• **WHAT IS REQUIRED**
Leave out the pictures and repeat the data exactly.

• **DATA SECTION**
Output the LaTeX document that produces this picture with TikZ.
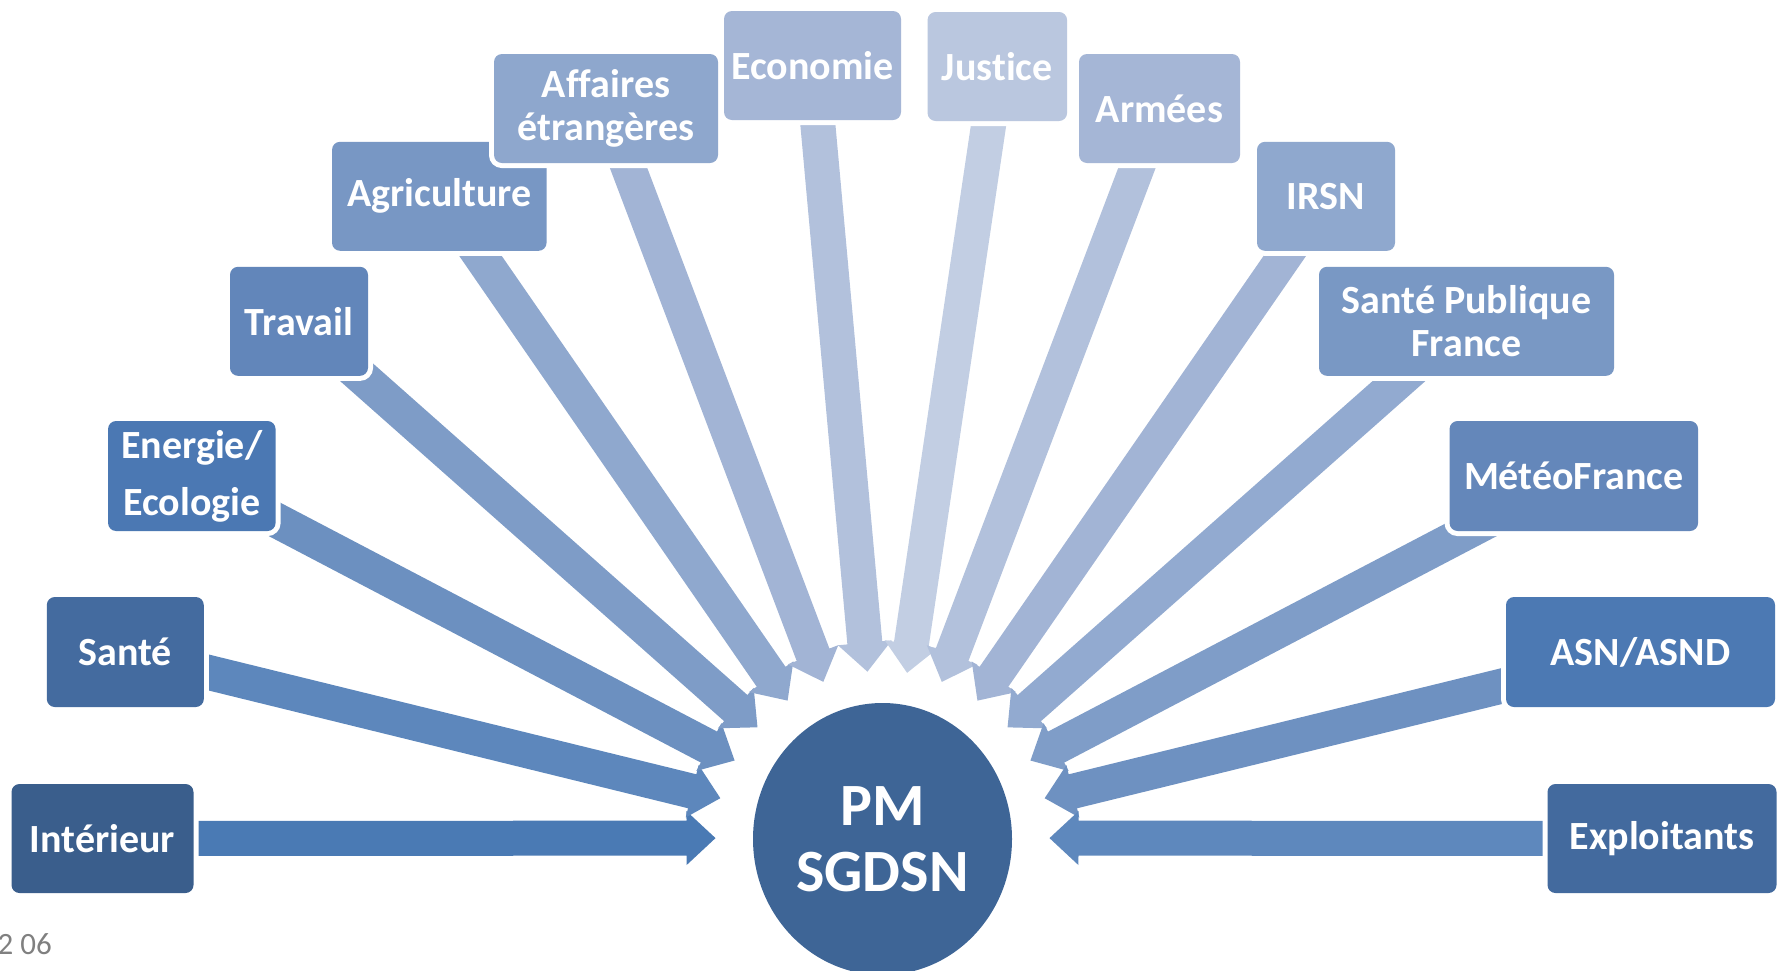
\documentclass[tikz,border=0pt]{standalone}
\usepackage{fontspec}
\setmainfont{Carlito}[Ligatures=NoCommon]
\usetikzlibrary{calc,shapes.geometric}
\pgfdeclarelayer{bg}
\pgfsetlayers{bg,main}
% box colours
\definecolor{bInt}{HTML}{3A5E8C}
\definecolor{bSan}{HTML}{446B9F}
\definecolor{bEne}{HTML}{4B78B3}
\definecolor{bTra}{HTML}{6286BA}
\definecolor{bAgr}{HTML}{7897C4}
\definecolor{bAff}{HTML}{8EA7CD}
\definecolor{bEco}{HTML}{A5B6D6}
\definecolor{bJus}{HTML}{BAC7DF}
\definecolor{bArm}{HTML}{A5B6D6}
\definecolor{bIrs}{HTML}{8FA8CE}
\definecolor{bSpf}{HTML}{7998C4}
\definecolor{bMet}{HTML}{6487BA}
\definecolor{bAsn}{HTML}{4C79B3}
\definecolor{bExp}{HTML}{436A9E}
\definecolor{circ}{HTML}{3E6596}
% arrow colours
\definecolor{aInt}{HTML}{4A7AB4}
\definecolor{aSan}{HTML}{5D87BC}
\definecolor{aEne}{HTML}{6C90C0}
\definecolor{aTra}{HTML}{7E9CC7}
\definecolor{aAgr}{HTML}{8FA8CE}
\definecolor{aAff}{HTML}{A2B4D5}
\definecolor{aEco}{HTML}{B2C1DC}
\definecolor{aJus}{HTML}{C2CEE3}
\definecolor{aArm}{HTML}{B2C1DC}
\definecolor{aIrs}{HTML}{A2B4D5}
\definecolor{aSpf}{HTML}{92AAD0}
\definecolor{aMet}{HTML}{7F9DC8}
\definecolor{aAsn}{HTML}{6E91C1}
\definecolor{aExp}{HTML}{5E88BD}
\definecolor{footgray}{HTML}{808080}

\newcommand\radarrow[2]{%
  \path ($(C)!167pt!(#1.center)$) coordinate (tp)
        ($(tp)!29pt!(#1.center)$) coordinate (hb);
  \fill[#2] ($(#1.center)!17.5pt!90:(tp)$)
     -- ($(hb)!17.5pt!-90:(#1.center)$)
     -- ($(hb)!27pt!-90:(#1.center)$)
     -- (tp)
     -- ($(hb)!27pt!90:(#1.center)$)
     -- ($(hb)!17.5pt!90:(#1.center)$)
     -- ($(#1.center)!17.5pt!-90:(tp)$) -- cycle;}

\tikzset{
  box/.style={fill=#1, rounded corners=8pt, inner sep=0pt, align=center,
    text=white, font=\fontsize{40}{43.5}\selectfont\bfseries,
    preaction={draw=white, line width=10pt}},
}

\begin{document}
\begin{tikzpicture}[x=1pt,y=-1pt]
\useasboundingbox (0,0) rectangle (1777,970);
\coordinate (C) at (882.5,838);

\node[box=bInt, minimum width=182pt, minimum height=109pt] (int) at (102.5,838.5) {Intérieur};
\node[box=bSan, minimum width=157pt, minimum height=110pt] (san) at (125.3,652) {Santé};
\node[box=bEne, minimum width=167.5pt, minimum height=110pt, font=\fontsize{40}{56.7}\selectfont\bfseries] (ene) at (191.8,476) {Energie/\\Ecologie};
\node[box=bTra, minimum width=138pt, minimum height=109pt] (tra) at (299,321.3) {Travail};
\node[box=bAgr, minimum width=214.5pt, minimum height=109pt] (agr) at (439.3,196.3) {Agriculture};
\node[box=bAff, minimum width=224pt, minimum height=109pt] (aff) at (606,108.5) {Affaires\\étrangères};
\node[box=bEco, minimum width=177pt, minimum height=109pt] (eco) at (812.5,65.5) {Economie};
\node[box=bJus, minimum width=139.5pt, minimum height=109pt] (jus) at (997.3,66.5) {Justice};
\node[box=bArm, minimum width=161pt, minimum height=109pt] (arm) at (1159.5,108.5) {Armées};
\node[box=bIrs, minimum width=138pt, minimum height=109pt] (irs) at (1326,196.3) {IRSN};
\node[box=bSpf, minimum width=295pt, minimum height=109pt] (spf) at (1466.5,321.3) {Santé Publique\\France};
\node[box=bMet, minimum width=248.5pt, minimum height=110pt] (met) at (1573.8,476) {MétéoFrance};
\node[box=bAsn, minimum width=269pt, minimum height=110pt] (asn) at (1640.5,652) {ASN/ASND};
\node[box=bExp, minimum width=229pt, minimum height=109pt] (exp) at (1662,838.5) {Exploitants};

\node[ellipse, fill=circ, minimum width=259pt, minimum height=272pt, inner sep=0pt,
      align=center, text=white, font=\fontsize{60}{66}\selectfont\bfseries] (pm) at (882.5,839) {PM\\SGDSN};

\node[anchor=base east, text=footgray, inner sep=0pt, font=\fontsize{31}{31}\selectfont] (foot) at (52,954) {2 06};

\begin{pgfonlayer}{bg}
\radarrow{int}{aInt}
\radarrow{san}{aSan}
\radarrow{ene}{aEne}
\radarrow{tra}{aTra}
\radarrow{agr}{aAgr}
\radarrow{aff}{aAff}
\radarrow{eco}{aEco}
\radarrow{jus}{aJus}
\radarrow{arm}{aArm}
\radarrow{irs}{aIrs}
\radarrow{spf}{aSpf}
\radarrow{met}{aMet}
\radarrow{asn}{aAsn}
\radarrow{exp}{aExp}
\end{pgfonlayer}
\end{tikzpicture}
\end{document}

• **RESULT FOR THIS EXERCISE**
Output the LaTeX document that produces this picture with TikZ.
\documentclass[tikz,border=0pt]{standalone}
\usepackage{fontspec}
\setmainfont{Carlito}[Ligatures=NoCommon]
\usetikzlibrary{calc,shapes.geometric}
\pgfdeclarelayer{bg}
\pgfsetlayers{bg,main}
% box colours
\definecolor{bInt}{HTML}{3A5E8C}
\definecolor{bSan}{HTML}{446B9F}
\definecolor{bEne}{HTML}{4B78B3}
\definecolor{bTra}{HTML}{6286BA}
\definecolor{bAgr}{HTML}{7897C4}
\definecolor{bAff}{HTML}{8EA7CD}
\definecolor{bEco}{HTML}{A5B6D6}
\definecolor{bJus}{HTML}{BAC7DF}
\definecolor{bArm}{HTML}{A5B6D6}
\definecolor{bIrs}{HTML}{8FA8CE}
\definecolor{bSpf}{HTML}{7998C4}
\definecolor{bMet}{HTML}{6487BA}
\definecolor{bAsn}{HTML}{4C79B3}
\definecolor{bExp}{HTML}{436A9E}
\definecolor{circ}{HTML}{3E6596}
% arrow colours
\definecolor{aInt}{HTML}{4A7AB4}
\definecolor{aSan}{HTML}{5D87BC}
\definecolor{aEne}{HTML}{6C90C0}
\definecolor{aTra}{HTML}{7E9CC7}
\definecolor{aAgr}{HTML}{8FA8CE}
\definecolor{aAff}{HTML}{A2B4D5}
\definecolor{aEco}{HTML}{B2C1DC}
\definecolor{aJus}{HTML}{C2CEE3}
\definecolor{aArm}{HTML}{B2C1DC}
\definecolor{aIrs}{HTML}{A2B4D5}
\definecolor{aSpf}{HTML}{92AAD0}
\definecolor{aMet}{HTML}{7F9DC8}
\definecolor{aAsn}{HTML}{6E91C1}
\definecolor{aExp}{HTML}{5E88BD}
\definecolor{footgray}{HTML}{808080}

\newcommand\radarrow[2]{%
  \path ($(C)!167pt!(#1.center)$) coordinate (tp)
        ($(tp)!29pt!(#1.center)$) coordinate (hb);
  \fill[#2] ($(#1.center)!17.5pt!90:(tp)$)
     -- ($(hb)!17.5pt!-90:(#1.center)$)
     -- ($(hb)!27pt!-90:(#1.center)$)
     -- (tp)
     -- ($(hb)!27pt!90:(#1.center)$)
     -- ($(hb)!17.5pt!90:(#1.center)$)
     -- ($(#1.center)!17.5pt!-90:(tp)$) -- cycle;}

\tikzset{
  box/.style={fill=#1, rounded corners=8pt, inner sep=0pt, align=center,
    text=white, font=\fontsize{40}{43.5}\selectfont\bfseries,
    preaction={draw=white, line width=10pt}},
}

\begin{document}
\begin{tikzpicture}[x=1pt,y=-1pt]
\useasboundingbox (0,0) rectangle (1777,970);
\coordinate (C) at (882.5,838);

\node[box=bInt, minimum width=182pt, minimum height=109pt] (int) at (102.5,838.5) {Intérieur};
\node[box=bSan, minimum width=157pt, minimum height=110pt] (san) at (125.3,652) {Santé};
\node[box=bEne, minimum width=167.5pt, minimum height=110pt, font=\fontsize{40}{56.7}\selectfont\bfseries] (ene) at (191.8,476) {Energie/\\Ecologie};
\node[box=bTra, minimum width=138pt, minimum height=109pt] (tra) at (299,321.3) {Travail};
\node[box=bAgr, minimum width=214.5pt, minimum height=109pt] (agr) at (439.3,196.3) {Agriculture};
\node[box=bAff, minimum width=224pt, minimum height=109pt] (aff) at (606,108.5) {Affaires\\étrangères};
\node[box=bEco, minimum width=177pt, minimum height=109pt] (eco) at (812.5,65.5) {Economie};
\node[box=bJus, minimum width=139.5pt, minimum height=109pt] (jus) at (997.3,66.5) {Justice};
\node[box=bArm, minimum width=161pt, minimum height=109pt] (arm) at (1159.5,108.5) {Armées};
\node[box=bIrs, minimum width=138pt, minimum height=109pt] (irs) at (1326,196.3) {IRSN};
\node[box=bSpf, minimum width=295pt, minimum height=109pt] (spf) at (1466.5,321.3) {Santé Publique\\France};
\node[box=bMet, minimum width=248.5pt, minimum height=110pt] (met) at (1573.8,476) {MétéoFrance};
\node[box=bAsn, minimum width=269pt, minimum height=110pt] (asn) at (1640.5,652) {ASN/ASND};
\node[box=bExp, minimum width=229pt, minimum height=109pt] (exp) at (1662,838.5) {Exploitants};

\node[ellipse, fill=circ, minimum width=259pt, minimum height=272pt, inner sep=0pt,
      align=center, text=white, font=\fontsize{60}{66}\selectfont\bfseries] (pm) at (882.5,839) {PM\\SGDSN};

\node[anchor=base east, text=footgray, inner sep=0pt, font=\fontsize{31}{31}\selectfont] (foot) at (52,954) {2 06};

\begin{pgfonlayer}{bg}
\radarrow{int}{aInt}
\radarrow{san}{aSan}
\radarrow{ene}{aEne}
\radarrow{tra}{aTra}
\radarrow{agr}{aAgr}
\radarrow{aff}{aAff}
\radarrow{eco}{aEco}
\radarrow{jus}{aJus}
\radarrow{arm}{aArm}
\radarrow{irs}{aIrs}
\radarrow{spf}{aSpf}
\radarrow{met}{aMet}
\radarrow{asn}{aAsn}
\radarrow{exp}{aExp}
\end{pgfonlayer}
\end{tikzpicture}
\end{document}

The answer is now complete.